Petitioner raises two objections to the R&R. Neither objection changes the Court's decision that her Petition is not ripe for review. Both objections are discussed below.
Petitioner first objects to the R&R on the basis that she was “arrested since April 9, 2021” rather than on October 7, 2022. (Dkt. No. 19 at 1.) The R&R does not say that Petitioner was arrested on October 7, 2022, but rather was “admitted to an in-transit facility” on that date. (Dkt. No. 18 at 2.) In any event, the date of Petitioner's arrest has no bearing on the ripeness of Petitioner's claims and the first objection is therefore overruled.
The Court notes that that the date of Petitioner's arrest does not factor into her accumulation of FSA credits. This is because FSA credits may only be earned by eligible “prisoners.” See 18 U.S.C. ¶ 3632(d)(4)(A).
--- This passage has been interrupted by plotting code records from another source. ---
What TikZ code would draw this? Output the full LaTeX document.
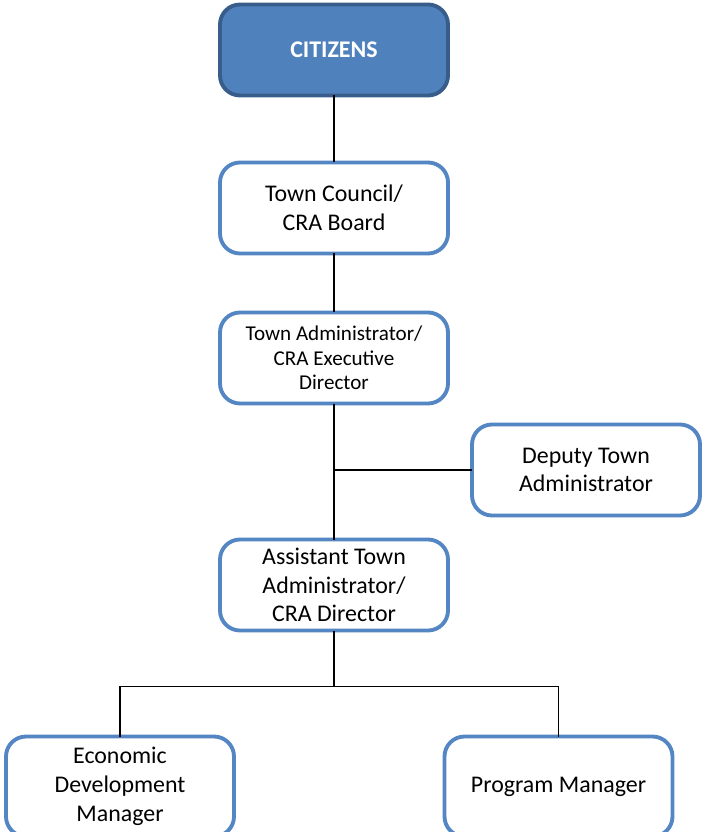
\documentclass[tikz,border=0pt]{standalone}
\usepackage{fontspec}
\setmainfont{Carlito}
\usepackage{xcolor}
\usepackage{tikz}
\usetikzlibrary{positioning, calc}

\definecolor{citizenfill}{RGB}{79,129,189}
\definecolor{citizenedge}{RGB}{56,93,138}
\definecolor{boxedge}{RGB}{84,134,196}

\begin{document}
\begin{tikzpicture}[
        box/.style={rectangle, rounded corners=0.4cm, draw=boxedge, line width=2.2pt, outer sep=0pt, fill=white, minimum width=4.56cm, minimum height=1.82cm, align=center, font=\fontsize{13.6}{16.4}\selectfont},
        topbox/.style={box, draw=citizenedge, fill=citizenfill, text=white, font=\fontsize{13.6}{16.4}\selectfont\bfseries},
        smallbox/.style={box, font=\fontsize{12}{13.9}\selectfont},
        lowbox/.style={box, minimum height=2.0cm},
        line/.style={line width=1.1pt, black}
    ]

    \useasboundingbox (0,0) rectangle (14.02,-16.64);

    \node[topbox] (citizens) at (6.68,-1.0) {CITIZENS};
    \node[box, below=1.34cm of citizens] (council) {Town Council/\\CRA Board};
    \node[smallbox, below=1.18cm of council] (admin) {Town Administrator/\\CRA Executive\\Director};
    \node[box, right=0.48cm of admin, yshift=-2.24cm] (deputy) {Deputy Town\\Administrator};
    \node[box, below=2.72cm of admin] (assistant) {Assistant Town\\Administrator/\\CRA Director};
    \node[lowbox, below=2.12cm of assistant, xshift=-4.28cm] (econ) {Economic\\Development\\Manager};
    \node[lowbox, below=2.12cm of assistant, xshift=4.49cm] (program) {Program Manager};
    \coordinate[below=1.12cm of assistant] (split);

    \draw[line] (citizens) -- (council);
    \draw[line] (council) -- (admin);
    \draw[line] (admin) -- (assistant);
    \draw[line] (deputy) -- (deputy -| admin);
    \draw[line] (assistant) -- (split);
    \draw[line] (econ) |- (split) -| (program);

\end{tikzpicture}
\end{document}
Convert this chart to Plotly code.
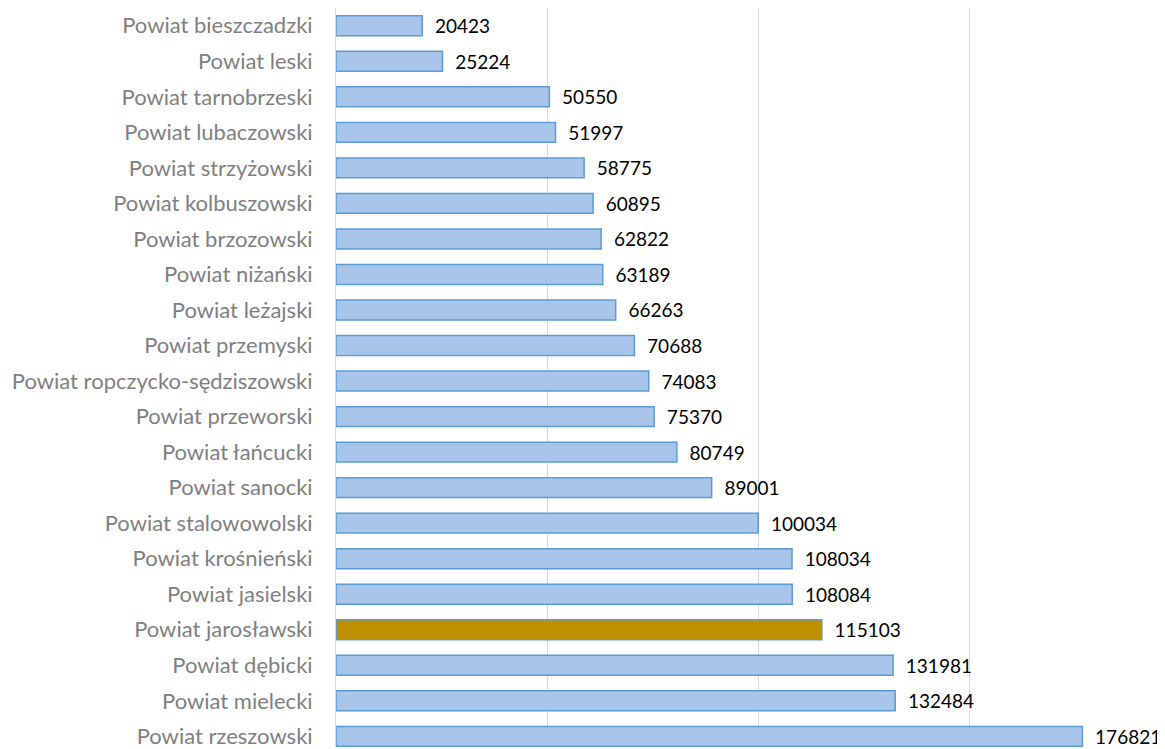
import plotly.graph_objects as go

# powiaty woj. podkarpackiego, od najmniejszego
powiaty = [
    "Powiat bieszczadzki", "Powiat leski", "Powiat tarnobrzeski", "Powiat lubaczowski",
    "Powiat strzyżowski", "Powiat kolbuszowski", "Powiat brzozowski", "Powiat niżański",
    "Powiat leżajski", "Powiat przemyski", "Powiat ropczycko-sędziszowski",
    "Powiat przeworski", "Powiat łańcucki", "Powiat sanocki", "Powiat stalowowolski",
    "Powiat krośnieński", "Powiat jasielski", "Powiat jarosławski", "Powiat dębicki",
    "Powiat mielecki", "Powiat rzeszowski",
]
ludnosc = [
    20423, 25224, 50550, 51997, 58775, 60895, 62822, 63189, 66263, 70688, 74083,
    75370, 80749, 89001, 100034, 108034, 108084, 115103, 131981, 132484, 176821,
]
wyrozniony = "Powiat jarosławski"

kolory = ["#BF9000" if p == wyrozniony else "#A9C5EA" for p in powiaty]

fig = go.Figure(go.Bar(
    x=ludnosc,
    y=powiaty,
    orientation="h",
    marker=dict(color=kolory, line=dict(color="#5B9BD5", width=1.5)),
    text=["  " + str(v) for v in ludnosc],
    textposition="outside",
    constraintext="none",
    textfont=dict(family="Lato", size=19, color="#000000"),
    cliponaxis=False,
    width=0.56,
))

# strona ma domyślny margines 8 px, stąd l=328 i t=0
fig.update_layout(
    width=1157, height=741,
    margin=dict(l=328, r=0, t=0, b=0),
    plot_bgcolor="white",
    paper_bgcolor="white",
    showlegend=False,
    font=dict(family="Lato", size=22, color="#7F7F7F"),
)
fig.update_xaxes(
    range=[0, 196400],
    tickvals=[0, 50000, 100000, 150000],
    showticklabels=False,
    showgrid=True, gridcolor="#D9D9D9", gridwidth=1,
    zeroline=False,
)
fig.update_yaxes(
    range=[20.3, -0.5],
    ticks="outside", ticklen=18, tickcolor="rgba(0,0,0,0)",
    showgrid=False,
    showline=True, linecolor="#D9D9D9", linewidth=1,
    tickfont=dict(family="Lato", size=22, color="#7F7F7F"),
)

fig.write_html("out.html")
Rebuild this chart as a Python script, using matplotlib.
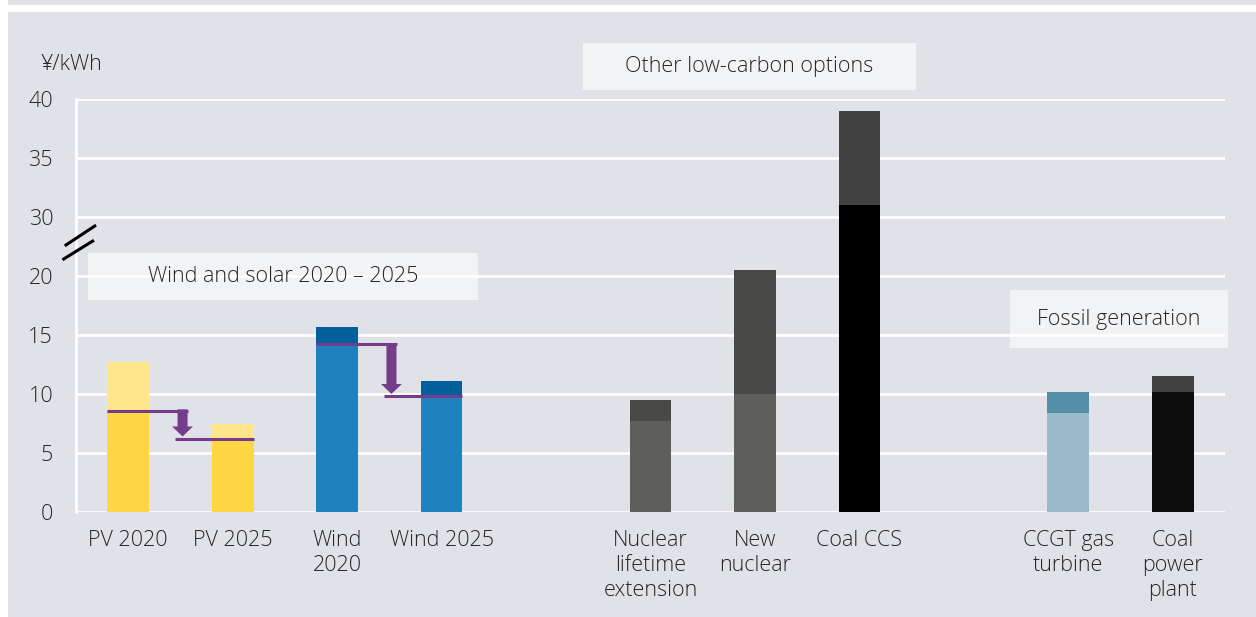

Prisoners are those who have “been sentenced to a term of imprisonment pursuant to a conviction for a Federal criminal offense,” or are “in the custody of the Bureau of Prisons.” 18 U.S.C. ¶ 3635(4). Rather than focusing on Petitioner's arrest, the R&R correctly focused on Petitioner's sentencing and custody (i.e., when she would begin to receive FSA credits).
Petitioner's second objection draws the Court's attention to Yufenyuy v. Warden, FCI Berlin, 659 F.Supp.3d 213 (D.N.H. 2023), as support for her argument that she is owed FSA credits that are being improperly withheld. But this is an argument on the merits of Petitioner's claim. The R&R does not reach the merits; rather it narrowly finds that Petitioner's claim is not ripe for review. Because Petitioner's second objection does not bear on the ripeness of her claims, it too is overruled.
CONCLUSION
The R&R correctly determined that because Petitioner is not yet entitled to have FSA time credits applied to her sentence, the issue is not ripe for adjudication. Petitioner's Objections to the R&R fail to address the Magistrate Judges' findings on ripeness. The Court therefore OVERRULES Petitioner's Objections and ADOPTS the R&R. The Petition is DISMISSED. Because the Petitioner has demonstrated the merit of her underlying concern, the Court does not consider its dismissal of the Petition as a strike under 28 U.S.C. § 1915(g).
The Court directs the Clerk to enter separate judgment.
The Court directs the Clerk to provide copies of this order to Petitioner, all counsel, and Magistrate Judge Peterson.